3.2.3. Adsorption of Oils and Organic Solvents and Reusability

The adsorption capacities for oil and organic solvents was based on a calculation method proposed by Li [9]. Briefly, a cylinder sample of CA was placed in contact with the organic solvents or oils for 10 s, and then it was taken out for mass measurement. The mass of CA aerogel before and after adsorption was recorded for calculating the mass gain. The recycling of adsorbents is also a key parameter for evaluating the potential application in environmental protection. In order to evaluate the reusability of adsorbents, the adsorption and distillation processes were carried out at room temperature and 100 °C to regenerate the CA adsorbents, respectively.

4. Conclusions

In summary, the effect of presence of water during hydrothermal treatment and holding temperature during post-pyrolysis process had been investigated for the preparation of carbon aerogels using eggplant as raw material. The results showed that the presence of water or not during hydrothermal treatment was the key point for preparation of CA samples with outstanding physical properties. With the addition of water in hydrothermal process, the carbon aerogels with higher surface area and stronger hydrophobicity were obtained and they exhibited superior adsorption capacities for both oil and organic solvents compared with that fabricated without the presence of water during hydrothermal treatment. However, the holding temperature during post-pyrolysis exhibited insignificant influence on the physical properties of CAs. Under the optimum conditions, the prepared CAs exhibited outstanding adsorption capacities with 35–45 times its own weight for organic solvents and oil.
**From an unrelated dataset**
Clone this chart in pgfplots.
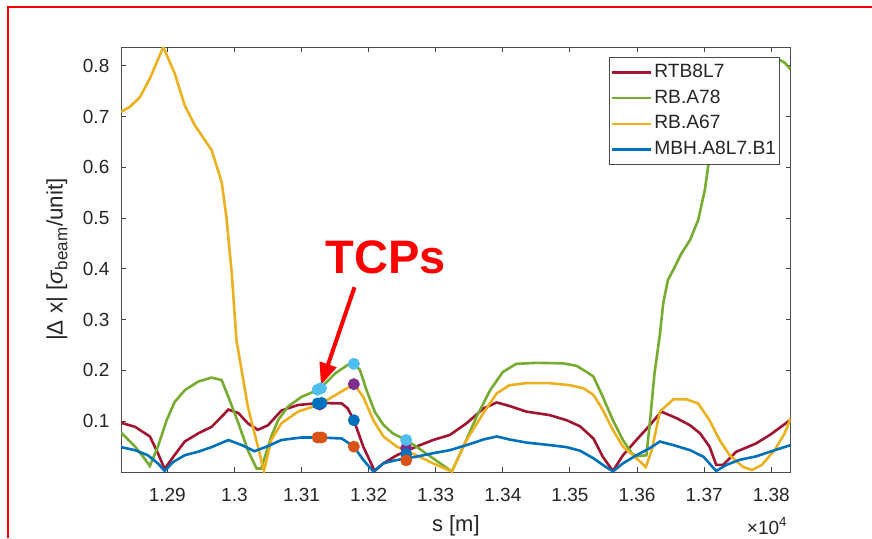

Moreover, it possessed noteworthy reusability as the intrinsic adsorption capacities were almost maintained after three cycles. With a combination of low-cost biomass as raw materials, green preparation process, and excellent hydrophobicity, CAs was highly promising as an economic, efficient, and safe adsorbent for environmental and ocean protection.